Airlines Struggle to Pay Airport Fees


While some Indian airlines have been splurging on multi-billion dollar aircraft purchases, others are struggling to pay their airport fees.

       As of Wednesday, Kingfisher Airlines Ltd. and Air India Ltd. will be allowed to fly in and out of Delhi and Hyderabad only if they first pay airport charges for each individual flight, said the GMR Group, which has a controlling stake in both Delhi International Airport Ltd. and GMR Hyderabad International Airport Ltd.

           This is because Air India and Kingfisher haven’t paid their airport fees since October and December, respectively, GMR said.

        “The managements of both these airports have had to take this decision after continued deliberations with these airline companies failed to yield payments of outstanding dues from these airlines,” GMR said in a press statement released late Friday.

      GMR said on Friday that Air India owes 2.17 billion rupees ($48 million) to New Delhi’s Indira Gandhi International Airport and 358.9 million rupees ($8 million) to Hyderabad’s Rajiv Gandhi International Airport.

      Kingfisher owes 679.8 million rupees ($15 million) to Delhi’s airport and 219.8 million rupees ($5 million) to Hyderabad’s airport, GMR said.

        While they don’t have to pay their total outstanding fees by Wednesday, the two airlines have been asked to pay the charges for each flight in advance.

         This measure, which GMR describes as “cash and carry” is only implemented “when the dues reach alarming proportions.”

      The notice to Air India is just the latest in a long list of woes for the debt-ridden state carrier, which is also struggling with rising fuel prices and pilot discontent.

       The airline announced Monday it will cancel 12 flights a day until June 15 because it is unable to pay for its fuel supplies, Dow Jones Newswires reported. Oil companies had asked Air India to pay for fuel on a cash-and-carry basis from December. Air India told Dow Jones that the company is unable to pay for more than 160 million rupees for fuel per day. The company, which has been posting losses since 2007, has a debt of around 400 billion rupees ($8.9 billion).

Last month the airline also had to cancel flights and suffer heavy losses due to a 10-day pilot strike that cost the company an estimated $2.7 million a day, according to the Associated Press.

        Spokesmen at Air India did not immediately respond to requests for comment.

       The notice probably comes as more of a surprise for Kingfisher, which is part of liquor magnate Vijay Mallya’s UB Group. Last week the airline announced it had narrowed losses for the financial year that ended March 31 from the previous year. It also said it expected to post its first-ever net profit in the ongoing financial year that began April 1.
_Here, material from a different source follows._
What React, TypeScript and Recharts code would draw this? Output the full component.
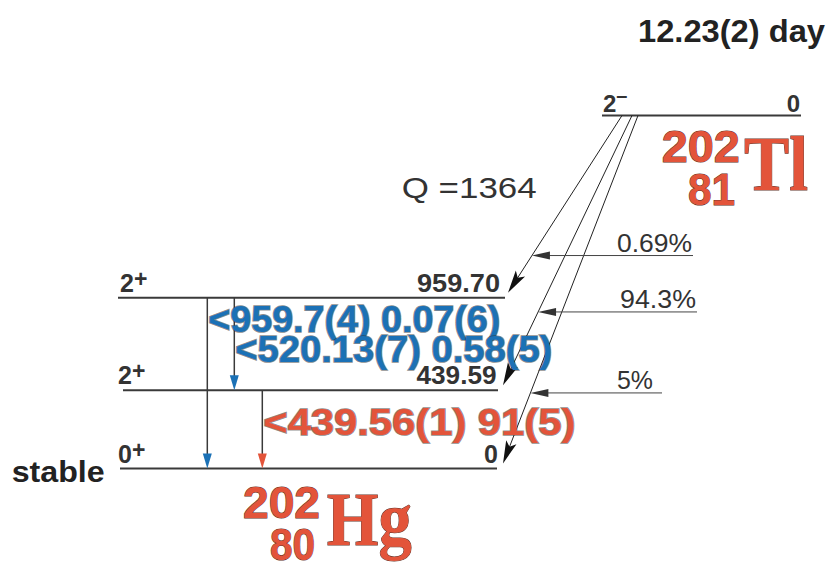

A spokesman at the company declined to comment, explaining that “as a matter of policy we do not comment on or discuss supplier and partner relationships in the public domain.” A source at Kingfisher said the notice would not affect travel for passengers.

GMR said Kingfisher had previously been given a similar notice and had paid off the outstanding amount before the cash-and carry-measure came into effect.